**DIRECTION:** Repeat the data below exactly, dropping any pictures it holds.
>> START
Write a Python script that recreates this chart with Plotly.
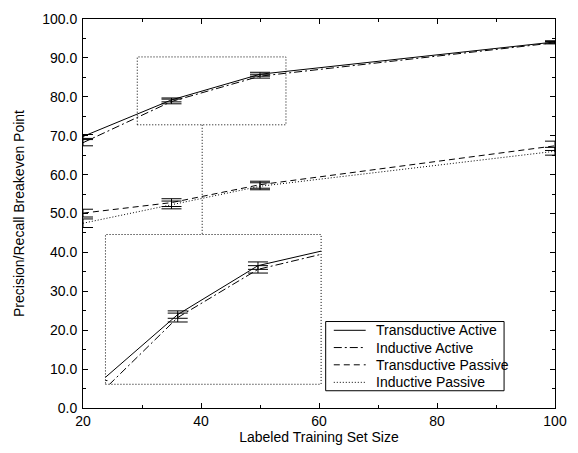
import plotly.graph_objects as go

sizes = [20, 35, 50, 100]
trans_active = [69.8, 79.2, 85.8, 94.1]
trans_active_err = [0.5, 0.5, 0.5, 0.3]
ind_active = [68.2, 78.8, 85.3, 93.9]
ind_active_err = [0.8, 0.6, 0.5, 0.3]
trans_passive = [50.1, 52.8, 57.4, 67.4]
trans_passive_err = [1.0, 1.0, 0.9, 1.2]
ind_passive = [47.5, 52.2, 57.0, 66.0]
ind_passive_err = [1.1, 1.0, 0.9, 1.0]

names = ["Transductive Active", "Inductive Active", "Transductive Passive", "Inductive Passive"]
dashes = ["solid", "8px,3px,2px,3px", "6px,4px", "1px,2px"]
series = [(trans_active, trans_active_err), (ind_active, ind_active_err),
          (trans_passive, trans_passive_err), (ind_passive, ind_passive_err)]

# zoom box (main data coords) and inset ranges
zoom_x = [29.2, 54.4]
zoom_y = [72.8, 90.25]
inset_x = [21.5, 61.8]
inset_y = [69.8, 90.0]
connector_x = 40.2
inset_top_y = 44.6

FONT = "Liberation Sans, Arial, Helvetica, sans-serif"
FS = 14
fig = go.Figure()

for (vals, err), name, dash in zip(series, names, dashes):
    fig.add_trace(go.Scatter(
        x=sizes, y=vals, name=name, mode="lines", showlegend=False,
        line=dict(color="black", width=1, dash=dash),
        error_y=dict(type="data", array=err, visible=True, color="black", thickness=1, width=10),
        xaxis="x", yaxis="y"))

for (vals, err), name, dash in list(zip(series, names, dashes))[:2]:
    fig.add_trace(go.Scatter(
        x=sizes, y=vals, name=name, mode="lines", showlegend=False,
        line=dict(color="black", width=1, dash=dash),
        error_y=dict(type="data", array=err, visible=True, color="black", thickness=1, width=10),
        xaxis="x2", yaxis="y2"))

axis_common = dict(showline=True, linecolor="black", linewidth=1, mirror="ticks",
                   ticks="inside", ticklen=5, tickcolor="black", showgrid=False,
                   zeroline=False, tickfont=dict(size=FS, color="black", family=FONT))

fig.update_layout(
    width=578, height=453,
    margin=dict(l=83, r=11, t=13, b=41),
    paper_bgcolor="white", plot_bgcolor="white",
    font=dict(family=FONT, size=FS, color="black"),
    showlegend=False,
    xaxis=dict(range=[20, 100], dtick=20, tick0=20,
               minor=dict(dtick=10, ticks="inside", ticklen=3, tickcolor="black"),
               title=dict(text="Labeled Training Set Size", font=dict(size=FS), standoff=3),
               **axis_common),
    yaxis=dict(range=[0, 100], dtick=10, tickformat=".1f", ticklabelstandoff=2,
               minor=dict(dtick=5, ticks="inside", ticklen=3, tickcolor="black"),
               title=dict(text="Precision/Recall Breakeven Point", font=dict(size=FS), standoff=14),
               **axis_common),
    xaxis2=dict(domain=[0.0476, 0.5045], anchor="y2", range=inset_x,
                showticklabels=False, ticks="", showgrid=False, zeroline=False, showline=False),
    yaxis2=dict(domain=[0.061, 0.446], anchor="x2", range=inset_y,
                showticklabels=False, ticks="", showgrid=False, zeroline=False, showline=False),
)

dot = dict(color="black", width=1, dash="1px,2px")
fig.add_shape(type="rect", xref="x", yref="y", x0=zoom_x[0], x1=zoom_x[1],
              y0=zoom_y[0], y1=zoom_y[1], line=dot, layer="above")
fig.add_shape(type="line", xref="x", yref="y", x0=connector_x, x1=connector_x,
              y0=zoom_y[0], y1=inset_top_y, line=dot, layer="above")
fig.add_shape(type="rect", xref="x2 domain", yref="y2 domain", x0=0, x1=1, y0=0, y1=1,
              line=dot, layer="above")

# legend box (drawn manually for compact spacing), plot-area fractions
PW, PH, L, T_BOTTOM = 483.7, 399.0, 83.0, 412.0
px = lambda v: (v - L) / PW
py = lambda v: (T_BOTTOM - v) / PH
fig.add_shape(type="rect", xref="paper", yref="paper", x0=px(331.7), x1=px(514.5),
              y0=py(394.3), y1=py(323.3), line=dict(color="black", width=1),
              fillcolor="white", layer="above")
row_y = [332.3, 350.0, 367.7, 385.7]
for name, dash, ry in zip(names, dashes, row_y):
    fig.add_shape(type="line", xref="paper", yref="paper", x0=px(340), x1=px(372.7),
                  y0=py(ry), y1=py(ry), line=dict(color="black", width=1, dash=dash),
                  layer="above")
    fig.add_annotation(xref="paper", yref="paper", x=px(381.5), y=py(ry), text=name,
                       showarrow=False, xanchor="left", yanchor="middle",
                       font=dict(size=FS, color="black", family=FONT))

fig.write_html("out.html")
>> END
**OUTPUT OF THE EXERCISE:**
Write a Python script that recreates this chart with Plotly.
import plotly.graph_objects as go

sizes = [20, 35, 50, 100]
trans_active = [69.8, 79.2, 85.8, 94.1]
trans_active_err = [0.5, 0.5, 0.5, 0.3]
ind_active = [68.2, 78.8, 85.3, 93.9]
ind_active_err = [0.8, 0.6, 0.5, 0.3]
trans_passive = [50.1, 52.8, 57.4, 67.4]
trans_passive_err = [1.0, 1.0, 0.9, 1.2]
ind_passive = [47.5, 52.2, 57.0, 66.0]
ind_passive_err = [1.1, 1.0, 0.9, 1.0]

names = ["Transductive Active", "Inductive Active", "Transductive Passive", "Inductive Passive"]
dashes = ["solid", "8px,3px,2px,3px", "6px,4px", "1px,2px"]
series = [(trans_active, trans_active_err), (ind_active, ind_active_err),
          (trans_passive, trans_passive_err), (ind_passive, ind_passive_err)]

# zoom box (main data coords) and inset ranges
zoom_x = [29.2, 54.4]
zoom_y = [72.8, 90.25]
inset_x = [21.5, 61.8]
inset_y = [69.8, 90.0]
connector_x = 40.2
inset_top_y = 44.6

FONT = "Liberation Sans, Arial, Helvetica, sans-serif"
FS = 14
fig = go.Figure()

for (vals, err), name, dash in zip(series, names, dashes):
    fig.add_trace(go.Scatter(
        x=sizes, y=vals, name=name, mode="lines", showlegend=False,
        line=dict(color="black", width=1, dash=dash),
        error_y=dict(type="data", array=err, visible=True, color="black", thickness=1, width=10),
        xaxis="x", yaxis="y"))

for (vals, err), name, dash in list(zip(series, names, dashes))[:2]:
    fig.add_trace(go.Scatter(
        x=sizes, y=vals, name=name, mode="lines", showlegend=False,
        line=dict(color="black", width=1, dash=dash),
        error_y=dict(type="data", array=err, visible=True, color="black", thickness=1, width=10),
        xaxis="x2", yaxis="y2"))

axis_common = dict(showline=True, linecolor="black", linewidth=1, mirror="ticks",
                   ticks="inside", ticklen=5, tickcolor="black", showgrid=False,
                   zeroline=False, tickfont=dict(size=FS, color="black", family=FONT))

fig.update_layout(
    width=578, height=453,
    margin=dict(l=83, r=11, t=13, b=41),
    paper_bgcolor="white", plot_bgcolor="white",
    font=dict(family=FONT, size=FS, color="black"),
    showlegend=False,
    xaxis=dict(range=[20, 100], dtick=20, tick0=20,
               minor=dict(dtick=10, ticks="inside", ticklen=3, tickcolor="black"),
               title=dict(text="Labeled Training Set Size", font=dict(size=FS), standoff=3),
               **axis_common),
    yaxis=dict(range=[0, 100], dtick=10, tickformat=".1f", ticklabelstandoff=2,
               minor=dict(dtick=5, ticks="inside", ticklen=3, tickcolor="black"),
               title=dict(text="Precision/Recall Breakeven Point", font=dict(size=FS), standoff=14),
               **axis_common),
    xaxis2=dict(domain=[0.0476, 0.5045], anchor="y2", range=inset_x,
                showticklabels=False, ticks="", showgrid=False, zeroline=False, showline=False),
    yaxis2=dict(domain=[0.061, 0.446], anchor="x2", range=inset_y,
                showticklabels=False, ticks="", showgrid=False, zeroline=False, showline=False),
)

dot = dict(color="black", width=1, dash="1px,2px")
fig.add_shape(type="rect", xref="x", yref="y", x0=zoom_x[0], x1=zoom_x[1],
              y0=zoom_y[0], y1=zoom_y[1], line=dot, layer="above")
fig.add_shape(type="line", xref="x", yref="y", x0=connector_x, x1=connector_x,
              y0=zoom_y[0], y1=inset_top_y, line=dot, layer="above")
fig.add_shape(type="rect", xref="x2 domain", yref="y2 domain", x0=0, x1=1, y0=0, y1=1,
              line=dot, layer="above")

# legend box (drawn manually for compact spacing), plot-area fractions
PW, PH, L, T_BOTTOM = 483.7, 399.0, 83.0, 412.0
px = lambda v: (v - L) / PW
py = lambda v: (T_BOTTOM - v) / PH
fig.add_shape(type="rect", xref="paper", yref="paper", x0=px(331.7), x1=px(514.5),
              y0=py(394.3), y1=py(323.3), line=dict(color="black", width=1),
              fillcolor="white", layer="above")
row_y = [332.3, 350.0, 367.7, 385.7]
for name, dash, ry in zip(names, dashes, row_y):
    fig.add_shape(type="line", xref="paper", yref="paper", x0=px(340), x1=px(372.7),
                  y0=py(ry), y1=py(ry), line=dict(color="black", width=1, dash=dash),
                  layer="above")
    fig.add_annotation(xref="paper", yref="paper", x=px(381.5), y=py(ry), text=name,
                       showarrow=False, xanchor="left", yanchor="middle",
                       font=dict(size=FS, color="black", family=FONT))

fig.write_html("out.html")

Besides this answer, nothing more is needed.